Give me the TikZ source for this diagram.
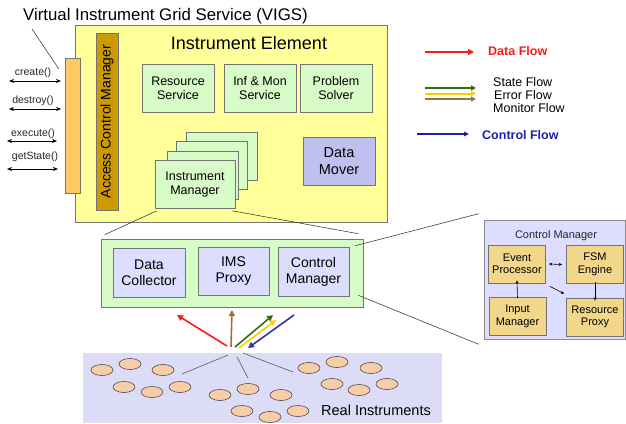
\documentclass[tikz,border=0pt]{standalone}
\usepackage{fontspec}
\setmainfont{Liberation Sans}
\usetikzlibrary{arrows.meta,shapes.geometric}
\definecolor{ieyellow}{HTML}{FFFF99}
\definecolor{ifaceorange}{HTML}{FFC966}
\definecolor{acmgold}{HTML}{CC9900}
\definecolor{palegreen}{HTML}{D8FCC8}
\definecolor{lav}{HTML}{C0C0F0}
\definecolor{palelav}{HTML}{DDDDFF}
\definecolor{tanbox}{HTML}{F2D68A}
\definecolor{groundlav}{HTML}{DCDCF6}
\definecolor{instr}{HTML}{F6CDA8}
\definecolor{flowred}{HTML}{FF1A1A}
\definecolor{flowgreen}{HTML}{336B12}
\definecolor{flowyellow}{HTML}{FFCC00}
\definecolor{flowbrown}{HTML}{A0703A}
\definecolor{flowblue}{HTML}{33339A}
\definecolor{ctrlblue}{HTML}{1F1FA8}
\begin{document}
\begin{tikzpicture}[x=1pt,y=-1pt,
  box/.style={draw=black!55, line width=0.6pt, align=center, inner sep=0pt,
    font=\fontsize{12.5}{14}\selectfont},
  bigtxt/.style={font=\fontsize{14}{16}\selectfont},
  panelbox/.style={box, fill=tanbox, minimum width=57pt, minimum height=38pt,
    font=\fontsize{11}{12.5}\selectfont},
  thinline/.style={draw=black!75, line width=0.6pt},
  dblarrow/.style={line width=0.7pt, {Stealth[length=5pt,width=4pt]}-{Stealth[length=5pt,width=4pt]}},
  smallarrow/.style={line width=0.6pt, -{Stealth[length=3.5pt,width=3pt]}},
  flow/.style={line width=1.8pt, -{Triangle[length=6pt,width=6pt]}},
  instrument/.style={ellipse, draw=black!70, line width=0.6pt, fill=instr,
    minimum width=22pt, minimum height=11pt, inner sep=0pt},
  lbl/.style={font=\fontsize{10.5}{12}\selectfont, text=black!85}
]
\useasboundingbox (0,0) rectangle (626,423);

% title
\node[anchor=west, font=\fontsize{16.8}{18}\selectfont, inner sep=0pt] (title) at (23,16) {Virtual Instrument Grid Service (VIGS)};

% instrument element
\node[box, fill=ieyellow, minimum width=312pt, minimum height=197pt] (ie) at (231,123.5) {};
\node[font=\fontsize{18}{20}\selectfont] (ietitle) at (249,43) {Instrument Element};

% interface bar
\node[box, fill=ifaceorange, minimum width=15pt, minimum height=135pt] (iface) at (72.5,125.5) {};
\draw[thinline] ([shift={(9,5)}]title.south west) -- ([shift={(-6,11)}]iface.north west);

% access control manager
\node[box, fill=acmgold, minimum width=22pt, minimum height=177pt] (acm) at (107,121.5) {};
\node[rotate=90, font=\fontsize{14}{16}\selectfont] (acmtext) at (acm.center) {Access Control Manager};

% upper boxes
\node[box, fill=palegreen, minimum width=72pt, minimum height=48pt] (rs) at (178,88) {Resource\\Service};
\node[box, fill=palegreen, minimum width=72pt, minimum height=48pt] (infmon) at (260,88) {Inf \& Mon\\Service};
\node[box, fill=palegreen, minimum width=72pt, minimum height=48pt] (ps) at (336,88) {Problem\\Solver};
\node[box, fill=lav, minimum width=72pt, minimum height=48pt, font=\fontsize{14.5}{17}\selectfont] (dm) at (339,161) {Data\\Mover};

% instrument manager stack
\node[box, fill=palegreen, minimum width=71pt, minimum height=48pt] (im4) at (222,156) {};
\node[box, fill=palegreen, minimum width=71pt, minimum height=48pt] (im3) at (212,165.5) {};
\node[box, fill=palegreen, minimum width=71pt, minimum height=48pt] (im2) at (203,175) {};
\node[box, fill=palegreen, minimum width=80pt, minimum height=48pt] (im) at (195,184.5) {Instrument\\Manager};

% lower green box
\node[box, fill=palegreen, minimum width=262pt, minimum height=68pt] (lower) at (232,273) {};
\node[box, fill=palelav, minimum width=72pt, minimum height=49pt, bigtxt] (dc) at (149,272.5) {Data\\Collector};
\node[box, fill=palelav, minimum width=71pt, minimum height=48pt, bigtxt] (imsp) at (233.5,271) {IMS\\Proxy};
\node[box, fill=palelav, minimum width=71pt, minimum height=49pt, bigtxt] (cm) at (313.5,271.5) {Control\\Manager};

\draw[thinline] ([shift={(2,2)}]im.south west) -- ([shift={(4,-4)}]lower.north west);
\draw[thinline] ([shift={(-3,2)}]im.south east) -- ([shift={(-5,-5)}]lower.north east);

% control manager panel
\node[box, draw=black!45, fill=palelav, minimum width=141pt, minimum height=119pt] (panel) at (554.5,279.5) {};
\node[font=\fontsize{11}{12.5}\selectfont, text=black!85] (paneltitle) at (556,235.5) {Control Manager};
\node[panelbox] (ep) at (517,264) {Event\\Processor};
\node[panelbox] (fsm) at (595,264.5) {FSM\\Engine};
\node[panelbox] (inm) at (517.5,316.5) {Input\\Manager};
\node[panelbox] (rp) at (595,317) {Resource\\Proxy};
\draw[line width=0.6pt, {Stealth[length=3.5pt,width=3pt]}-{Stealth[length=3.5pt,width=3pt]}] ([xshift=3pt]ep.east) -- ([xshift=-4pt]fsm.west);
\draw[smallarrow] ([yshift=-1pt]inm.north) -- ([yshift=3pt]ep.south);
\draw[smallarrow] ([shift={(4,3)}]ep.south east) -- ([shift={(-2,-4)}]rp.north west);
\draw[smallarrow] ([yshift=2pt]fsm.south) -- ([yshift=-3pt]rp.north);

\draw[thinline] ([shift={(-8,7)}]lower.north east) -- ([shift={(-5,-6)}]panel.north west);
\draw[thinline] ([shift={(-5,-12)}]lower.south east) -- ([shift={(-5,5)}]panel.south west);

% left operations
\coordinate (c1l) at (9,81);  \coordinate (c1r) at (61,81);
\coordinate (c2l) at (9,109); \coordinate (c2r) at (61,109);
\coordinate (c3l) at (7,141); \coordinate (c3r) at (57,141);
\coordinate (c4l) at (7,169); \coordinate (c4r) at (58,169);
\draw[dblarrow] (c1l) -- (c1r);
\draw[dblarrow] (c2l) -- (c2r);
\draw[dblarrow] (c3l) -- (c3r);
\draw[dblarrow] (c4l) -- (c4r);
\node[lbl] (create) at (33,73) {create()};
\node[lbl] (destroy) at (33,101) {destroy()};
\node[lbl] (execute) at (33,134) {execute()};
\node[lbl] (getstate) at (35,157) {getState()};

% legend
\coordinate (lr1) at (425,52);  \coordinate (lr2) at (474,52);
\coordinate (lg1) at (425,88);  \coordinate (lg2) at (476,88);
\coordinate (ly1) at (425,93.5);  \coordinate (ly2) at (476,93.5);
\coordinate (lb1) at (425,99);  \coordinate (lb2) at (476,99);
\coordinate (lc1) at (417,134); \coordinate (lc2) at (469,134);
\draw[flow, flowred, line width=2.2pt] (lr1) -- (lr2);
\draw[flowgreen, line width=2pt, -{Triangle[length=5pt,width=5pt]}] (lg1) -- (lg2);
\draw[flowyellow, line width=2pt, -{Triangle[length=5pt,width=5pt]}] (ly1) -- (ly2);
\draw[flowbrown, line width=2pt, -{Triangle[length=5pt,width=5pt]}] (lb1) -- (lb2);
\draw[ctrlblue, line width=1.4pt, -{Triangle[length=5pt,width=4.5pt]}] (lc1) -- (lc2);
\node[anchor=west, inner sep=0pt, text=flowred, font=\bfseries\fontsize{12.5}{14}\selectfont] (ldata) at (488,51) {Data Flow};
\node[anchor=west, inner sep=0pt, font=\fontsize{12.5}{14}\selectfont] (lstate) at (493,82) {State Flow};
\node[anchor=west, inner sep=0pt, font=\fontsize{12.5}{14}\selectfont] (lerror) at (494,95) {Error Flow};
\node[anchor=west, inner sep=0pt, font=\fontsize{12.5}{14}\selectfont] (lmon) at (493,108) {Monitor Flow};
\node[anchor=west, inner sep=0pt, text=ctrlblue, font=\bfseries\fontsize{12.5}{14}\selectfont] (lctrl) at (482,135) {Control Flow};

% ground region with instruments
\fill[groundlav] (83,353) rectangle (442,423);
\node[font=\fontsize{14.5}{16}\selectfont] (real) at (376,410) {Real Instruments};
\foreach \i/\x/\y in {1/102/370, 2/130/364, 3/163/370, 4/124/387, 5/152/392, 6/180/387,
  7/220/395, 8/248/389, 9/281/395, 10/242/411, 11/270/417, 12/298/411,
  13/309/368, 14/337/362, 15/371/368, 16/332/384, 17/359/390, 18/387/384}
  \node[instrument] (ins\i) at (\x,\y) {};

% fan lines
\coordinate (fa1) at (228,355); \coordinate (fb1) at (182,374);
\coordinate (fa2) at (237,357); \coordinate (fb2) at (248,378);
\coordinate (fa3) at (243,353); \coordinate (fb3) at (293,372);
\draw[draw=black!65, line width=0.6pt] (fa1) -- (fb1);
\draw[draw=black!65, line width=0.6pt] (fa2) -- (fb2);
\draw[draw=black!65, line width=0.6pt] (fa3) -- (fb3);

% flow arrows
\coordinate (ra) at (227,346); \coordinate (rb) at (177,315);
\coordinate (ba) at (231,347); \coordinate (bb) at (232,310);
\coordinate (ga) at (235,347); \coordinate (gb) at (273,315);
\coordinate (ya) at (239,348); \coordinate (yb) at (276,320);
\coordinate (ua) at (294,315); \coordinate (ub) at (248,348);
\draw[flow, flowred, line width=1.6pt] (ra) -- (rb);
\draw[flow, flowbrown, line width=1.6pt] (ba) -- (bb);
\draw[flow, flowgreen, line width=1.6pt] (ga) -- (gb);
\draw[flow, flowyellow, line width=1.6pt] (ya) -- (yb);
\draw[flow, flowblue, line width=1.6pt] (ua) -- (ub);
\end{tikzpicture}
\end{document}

TO BE DONE → Reproduce exactly the run of lines that opens the listing and closes with the line holding "(0,0) rectangle (626,423);". Pictures are excluded.

TASK RESPONSE →
Give me the TikZ source for this diagram.
\documentclass[tikz,border=0pt]{standalone}
\usepackage{fontspec}
\setmainfont{Liberation Sans}
\usetikzlibrary{arrows.meta,shapes.geometric}
\definecolor{ieyellow}{HTML}{FFFF99}
\definecolor{ifaceorange}{HTML}{FFC966}
\definecolor{acmgold}{HTML}{CC9900}
\definecolor{palegreen}{HTML}{D8FCC8}
\definecolor{lav}{HTML}{C0C0F0}
\definecolor{palelav}{HTML}{DDDDFF}
\definecolor{tanbox}{HTML}{F2D68A}
\definecolor{groundlav}{HTML}{DCDCF6}
\definecolor{instr}{HTML}{F6CDA8}
\definecolor{flowred}{HTML}{FF1A1A}
\definecolor{flowgreen}{HTML}{336B12}
\definecolor{flowyellow}{HTML}{FFCC00}
\definecolor{flowbrown}{HTML}{A0703A}
\definecolor{flowblue}{HTML}{33339A}
\definecolor{ctrlblue}{HTML}{1F1FA8}
\begin{document}
\begin{tikzpicture}[x=1pt,y=-1pt,
  box/.style={draw=black!55, line width=0.6pt, align=center, inner sep=0pt,
    font=\fontsize{12.5}{14}\selectfont},
  bigtxt/.style={font=\fontsize{14}{16}\selectfont},
  panelbox/.style={box, fill=tanbox, minimum width=57pt, minimum height=38pt,
    font=\fontsize{11}{12.5}\selectfont},
  thinline/.style={draw=black!75, line width=0.6pt},
  dblarrow/.style={line width=0.7pt, {Stealth[length=5pt,width=4pt]}-{Stealth[length=5pt,width=4pt]}},
  smallarrow/.style={line width=0.6pt, -{Stealth[length=3.5pt,width=3pt]}},
  flow/.style={line width=1.8pt, -{Triangle[length=6pt,width=6pt]}},
  instrument/.style={ellipse, draw=black!70, line width=0.6pt, fill=instr,
    minimum width=22pt, minimum height=11pt, inner sep=0pt},
  lbl/.style={font=\fontsize{10.5}{12}\selectfont, text=black!85}
]
\useasboundingbox (0,0) rectangle (626,423);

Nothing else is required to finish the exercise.